Bulk update of CouchDB documents

Sometimes you need to apply a change on all of your CouchDB documents. I actually needed to remove an old and unused property from all of them.

CouchDB conceptually doesn’t allow you to update a document without knowing its revision, so you would end up reading all your documents, modify them and update them one by one. Sounds nice, eh?

update handlers

There’s a better way, though. CouchDB has a concept of Document Update Handlers, which are saved in the database’s design document and are accessible through the HTTP API. The update handler takes a document id and can perform any modification on the referenced document. On success, the changes will be saved as an updated (or newly created) document.

So, in my case, I created an updated handler function removeProperty like this:

{
   "_id": "_design/myDatabase",
   "_rev": "2-316a27933f7ab3ab72ab537b9651c267",
   "views": { ... }
   },
   "updates": {
       "removeProperty": "function(doc, req) {delete doc[\"myProperty\"];return [doc, toJSON(doc)];}"
   }
}

As you see, I only need two instructions:

  • delete doc.myProperty
  • return the updated document as first element in the array, to tell CouchDB that it has to save my changes.

What’s missing is how to call the update handler for every document in the database.

iterating over all document ids

First, I got all documents by GETing the /_all_docs resource on the database. The response contains an array of all documents with the ids and revisions. I needed to extract the document ids, so the very convenient jq JSON processor came into my mind. It allows you to filter any JSON and is very handy when using it in scripts or on the command line. Applying it to the /_all_docs response looked like this:

$ curl -X GET "http://couchdb.dev:5984/database/_all_docs" | ./jq '.rows | .[].id'

... lots of ids here...
"29888e1753601f9c96c757d5429aa1eb"
"29888e1753601f9c96c757d5429ab10d"
"29888e1753601f9c96c757d5429ac061"
"29888e1753601f9c96c757d5429acb02"
"29888e1753601f9c96c757d5429ad587"
"29888e1753601f9c96c757d5429ae3ec"
"_design/myDatabase"

Now I only needed to strip the quotes " and remove the design document from the list and call my update handler for each entry. The resulting one liner looks a bit long, but does it’s job:

$ curl -X GET "http://couchdb.dev:5984/database/_all_docs" | ./jq '.rows | .[].id' | sed -e 's/"//g' | sed -e 's/_design.*//g' | xargs -I id curl -X PUT "http://couchdb.dev:5984/database/_design/myDatabase/_update/removeProperty/id"

Using xargs with the option -I <anything> allows you to replace <anything> on your command with the current argument, in this case the document id.
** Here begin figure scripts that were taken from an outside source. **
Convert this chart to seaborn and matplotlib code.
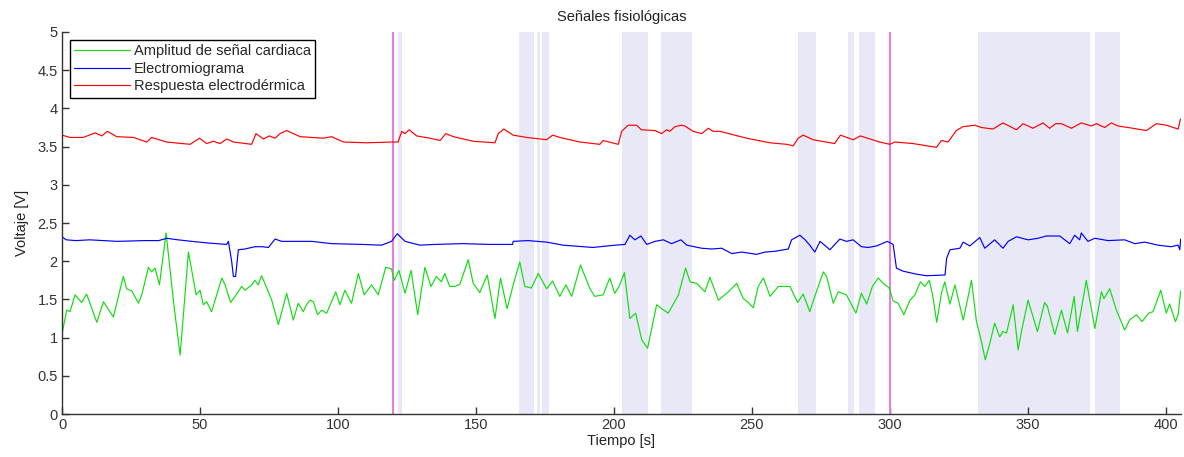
import numpy as np
import pandas as pd
import matplotlib
matplotlib.use("Agg")
import matplotlib.pyplot as plt
import seaborn as sns

# --- data ---
ecg_t = [0, 1.7, 2.9, 4.7, 7.1, 8.9, 12.6, 15.0, 18.6, 22.2, 23.4, 25.3, 27.7, 28.9,
         31.3, 32.5, 33.7, 35.3, 37.7, 40.4, 42.8, 45.8, 48.6, 50.0, 51.2, 52.4, 54.2,
         57.9, 59.1, 61.1, 62.7, 65.1, 66.3, 68.7, 69.9, 71.1, 72.3, 73.5, 76.0, 78.4,
         81.4, 83.8, 85.6, 87.4, 88.6, 89.9, 91.1, 92.6, 94.1, 95.9, 99.2, 100.7, 102.5,
         104.9, 107.4, 109.5, 112.2, 114.6, 117.3, 119.4, 120.4, 122.1, 124.3, 126.5,
         128.9, 131.5, 133.7, 135.7, 137.5, 138.7, 140.5, 142.4, 144.2, 147.2, 149.0,
         151.4, 154.1, 156.9, 158.9, 161.3, 163.5, 165.9, 167.7, 170.1, 172.6, 175.6,
         177.8, 180.4, 182.6, 184.7, 187.9, 191.3, 193.1, 196.1, 198.5, 200.3, 201.9,
         203.8, 205.8, 207.9, 210.1, 212.2, 215.5, 217.3, 219.7, 223.4, 226.0, 227.6,
         230.0, 233.0, 234.8, 237.9, 241.5, 244.5, 246.9, 248.7, 250.5, 252.3, 254.2,
         256.6, 259.6, 263.8, 266.6, 268.6, 271.0, 272.8, 275.9, 277.1, 279.5, 281.3,
         284.3, 287.7, 289.7, 291.6, 293.7, 295.8, 297.6, 299.8, 301.2, 303.0, 305.1,
         307.3, 309.1, 311.1, 312.7, 314.3, 315.5, 317.0, 318.7, 319.9, 321.8, 323.6,
         326.6, 329.6, 331.4, 333.2, 334.6, 336.2, 338.0, 339.8, 341.0, 342.3, 344.7,
         346.5, 347.7, 350.1, 353.5, 356.1, 357.1, 359.8, 362.2, 364.4, 366.8, 368.0,
         371.2, 374.3, 376.7, 377.6, 379.7, 382.1, 385.1, 386.9, 389.4, 391.4, 393.8,
         395.4, 398.2, 400.2, 401.4, 403.5, 404.5, 405.4]
ecg_v = [1.05, 1.36, 1.34, 1.56, 1.46, 1.57, 1.20, 1.47, 1.27, 1.80, 1.64, 1.61, 1.45, 1.56,
         1.92, 1.86, 1.91, 1.69, 2.37, 1.47, 0.77, 2.12, 1.56, 1.62, 1.43, 1.47, 1.34,
         1.78, 1.69, 1.46, 1.54, 1.67, 1.62, 1.69, 1.75, 1.69, 1.81, 1.71, 1.49, 1.17,
         1.58, 1.23, 1.45, 1.34, 1.43, 1.49, 1.47, 1.30, 1.36, 1.32, 1.60, 1.43, 1.62,
         1.45, 1.84, 1.56, 1.69, 1.56, 1.92, 1.90, 1.75, 1.88, 1.58, 1.88,
         1.30, 1.92, 1.67, 1.80, 1.73, 1.84, 1.67, 1.67, 1.70, 2.02, 1.71,
         1.59, 1.82, 1.25, 1.78, 1.38, 1.69, 1.99, 1.67, 1.65, 1.84, 1.64,
         1.74, 1.54, 1.69, 1.54, 1.95, 1.64, 1.54, 1.56, 1.78, 1.58, 1.67,
         1.85, 1.25, 1.32, 0.97, 0.86, 1.43, 1.38, 1.32, 1.56, 1.91, 1.73,
         1.71, 1.60, 1.79, 1.49, 1.60, 1.71, 1.51, 1.46, 1.39, 1.67, 1.78,
         1.54, 1.67, 1.67, 1.46, 1.57, 1.34, 1.54, 1.86, 1.80, 1.45, 1.60,
         1.56, 1.32, 1.58, 1.44, 1.67, 1.78, 1.71, 1.65, 1.48, 1.45, 1.30,
         1.49, 1.56, 1.73, 1.67, 1.75, 1.56, 1.20, 1.58, 1.73, 1.44, 1.69,
         1.23, 1.75, 1.21, 0.95, 0.71, 0.92, 1.19, 1.01, 1.08, 1.06, 1.43,
         0.84, 1.08, 1.49, 1.08, 1.46, 1.41, 1.04, 1.36, 1.06, 1.54, 1.08,
         1.75, 1.12, 1.60, 1.51, 1.64, 1.36, 1.10, 1.23, 1.30, 1.21, 1.32,
         1.34, 1.62, 1.32, 1.44, 1.21, 1.30, 1.61]

emg_t = [0, 1.5, 5, 10, 20, 30, 35, 38, 42, 47, 52.4, 59.7, 60.3, 61.5, 62.1, 62.9, 63.9,
         66.3, 69.9, 72.6, 74.8, 77.2, 79.6, 90.5, 97.7, 108.6, 115.8, 119.4, 121.5,
         124.3, 129.7, 135.2, 145, 155, 163.3, 163.5, 168.9, 175.6, 181.6, 192.4,
         200.4, 204.0, 205.8, 207.6, 209.8, 211.9, 214.9, 217.9, 220.9, 224.3, 226.4,
         231.8, 235.4, 239.1, 242.7, 246.3, 251.7, 254.8, 258.4, 263.2, 264.4, 267.4,
         269.3, 271.0, 272.8, 274.7, 278.3, 281.9, 284.3, 286.7, 289.7, 292.2, 295.2,
         299.1, 301.2, 302.4, 304.8, 309.7, 313.3, 320.0, 320.6, 321.8, 325.4, 326.6,
         329.0, 332.6, 334.4, 338.0, 341.0, 342.9, 345.9, 350.1, 353.7, 356.7, 361.6,
         365.2, 367.0, 368.8, 369.4, 371.8, 374.3, 379.1, 385.1, 388.8, 392.4, 397.2,
         402.0, 404.5, 405.1, 405.4]
emg_v = [2.32, 2.28, 2.27, 2.28, 2.26, 2.27, 2.27, 2.30, 2.28, 2.26, 2.24, 2.22, 2.26, 1.99,
         1.80, 1.80, 2.15, 2.16, 2.19, 2.19, 2.18, 2.29, 2.26, 2.26, 2.23, 2.22, 2.21,
         2.26, 2.36, 2.26, 2.21, 2.22, 2.23, 2.22, 2.22, 2.26, 2.27, 2.25, 2.21, 2.18,
         2.21, 2.22, 2.34, 2.28, 2.33, 2.22, 2.26, 2.28, 2.23, 2.28, 2.21,
         2.17, 2.16, 2.17, 2.10, 2.12, 2.09, 2.12, 2.13, 2.16, 2.28, 2.34,
         2.28, 2.21, 2.12, 2.26, 2.15, 2.29, 2.26, 2.28, 2.19, 2.18, 2.20,
         2.26, 2.22, 1.91, 1.87, 1.83, 1.81, 1.82, 2.04, 2.15, 2.17, 2.25,
         2.20, 2.31, 2.17, 2.28, 2.17, 2.26, 2.32, 2.28, 2.30, 2.33, 2.33,
         2.23, 2.34, 2.28, 2.37, 2.26, 2.30, 2.27, 2.28, 2.23, 2.25, 2.21,
         2.19, 2.21, 2.15, 2.29]

eda_t = [0, 2.9, 7.7, 12.0, 14.4, 16.4, 19.8, 25.9, 30.7, 32.5, 37.9, 46.4, 49.8, 52.4,
         54.9, 57.3, 59.7, 62.1, 68.7, 70.3, 73.0, 75.1, 77.2, 79.0, 81.4, 86.3, 94.7,
         97.7, 102.0, 110.4, 119.8, 121.8, 123.1, 124.3, 125.8, 128.5, 133.3, 137.0,
         139.1, 141.8, 149.0, 156.9, 158.1, 160.1, 163.5, 168.4, 175.6, 177.8, 180.4,
         187.7, 194.9, 196.1, 201.6, 202.8, 205.2, 208.2, 210.0, 214.9, 217.3, 219.1,
         220.3, 222.1, 224.5, 225.7, 228.7, 231.8, 234.2, 236.0, 238.4, 248.1, 256.5,
         262.6, 265.0, 266.8, 268.6, 272.2, 280.0, 282.1, 286.7, 289.3, 296.3, 300.0,
         301.8, 308.4, 316.9, 318.7, 321.1, 324.1, 326.5, 330.8, 333.2, 337.4, 341.0,
         345.9, 348.3, 351.9, 355.5, 357.9, 360.1, 362.2, 365.8, 369.4, 373.0, 374.9,
         377.9, 380.3, 382.7, 388.1, 393.0, 396.6, 400.2, 404.5, 405.3]
eda_v = [3.65, 3.62, 3.62, 3.68, 3.64, 3.70, 3.63, 3.62, 3.56, 3.62, 3.56, 3.53, 3.61, 3.54,
         3.57, 3.54, 3.60, 3.56, 3.53, 3.67, 3.60, 3.64, 3.61, 3.67, 3.71, 3.63, 3.61,
         3.63, 3.56, 3.55, 3.56, 3.56, 3.70, 3.67, 3.72, 3.64, 3.61, 3.58,
         3.67, 3.63, 3.57, 3.55, 3.67, 3.73, 3.65, 3.62, 3.59, 3.65, 3.62,
         3.56, 3.53, 3.58, 3.53, 3.70, 3.78, 3.78, 3.72, 3.71, 3.67, 3.72,
         3.70, 3.76, 3.78, 3.77, 3.70, 3.67, 3.74, 3.70, 3.70, 3.61, 3.55,
         3.53, 3.51, 3.61, 3.65, 3.59, 3.54, 3.65, 3.59, 3.64, 3.56, 3.53,
         3.56, 3.54, 3.49, 3.58, 3.56, 3.71, 3.76, 3.78, 3.75, 3.73, 3.81,
         3.72, 3.80, 3.74, 3.81, 3.74, 3.80, 3.80, 3.74, 3.81, 3.77, 3.80,
         3.75, 3.81, 3.77, 3.74, 3.71, 3.80, 3.78, 3.73, 3.86]

span_start = [121.6, 165.7, 172.0, 173.9, 202.9, 216.9, 266.7, 285.0, 288.8, 332.0, 374.2]
span_end = [123.3, 171.1, 173.2, 176.4, 212.3, 228.3, 273.2, 286.9, 294.5, 372.5, 383.4]
event_t = [120, 300]

labels = ["Amplitud de señal cardiaca", "Electromiograma", "Respuesta electrodérmica"]
colors = ["#11dd11", "#0000ff", "#ff0000"]

df = pd.concat([
    pd.DataFrame({"t": ecg_t, "v": ecg_v, "serie": labels[0]}),
    pd.DataFrame({"t": emg_t, "v": emg_v, "serie": labels[1]}),
    pd.DataFrame({"t": eda_t, "v": eda_v, "serie": labels[2]}),
])

sns.set_style("ticks")
plt.rcParams['font.family'] = ['Liberation Sans', 'DejaVu Sans']

fig = plt.figure(figsize=(11.84, 4.57), dpi=100)
ax = fig.add_axes([0.0524, 0.094, 0.945, 0.836])

for a, b in zip(span_start, span_end):
    ax.axvspan(a, b, color="#e9e8f7", lw=0, zorder=0)
for e in event_t:
    ax.axvline(e, color="#ee77dd", lw=1.4, zorder=1)

sns.lineplot(data=df, x="t", y="v", hue="serie", palette=dict(zip(labels, colors)),
             sort=False, estimator=None, lw=0.85, ax=ax, zorder=2)

ax.set_xlim(0, 405.5)
ax.set_ylim(0, 5)
ax.set_yticks(np.arange(0, 5.01, 0.5))
ax.set_xticks(np.arange(0, 401, 50))
ax.yaxis.set_major_formatter(matplotlib.ticker.FuncFormatter(lambda v, _: f"{v:g}"))
ax.tick_params(direction="in", length=5, width=1, colors="#333333", labelsize=10.5, pad=3)
sns.despine(ax=ax, top=True, right=True)
for s in ["left", "bottom"]:
    ax.spines[s].set_color("#333333")
    ax.spines[s].set_linewidth(1)

ax.set_xlabel("Tiempo [s]", fontsize=10.5, color="#222222", labelpad=1)
ax.set_ylabel("Voltaje [V]", fontsize=10.5, color="#222222", labelpad=6)
ax.set_title("Señales fisiológicas", fontsize=10.5, color="#222222", pad=8)

leg = ax.legend(loc="upper left", bbox_to_anchor=(0.007, 0.98), fontsize=10.5,
                frameon=True, fancybox=False, edgecolor="black", handlelength=3.8,
                borderpad=0.3, labelspacing=0.25, handletextpad=0.3, borderaxespad=0)
leg.get_frame().set_linewidth(1)
leg.get_frame().set_alpha(1)

fig.savefig("out.png", dpi=100)
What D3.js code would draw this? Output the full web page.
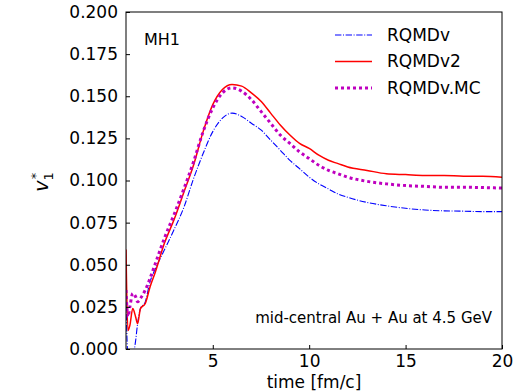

Since I implemented the update handler to return the document as JSON, all updated documents had been returned as a response. The complete update results in many requests to the CouchDB, but I didn’t notice any problems or performance issues.

Couchtato

My colleagues at Hypoport showed me an alternative tool named Couchtato. It’ll sadly need a bit more setup as only the usual command line tools, but it makes the update look a bit more beautiful than the long and cryptic command line above. I won’t go into detail here, everything is explained in the official readme.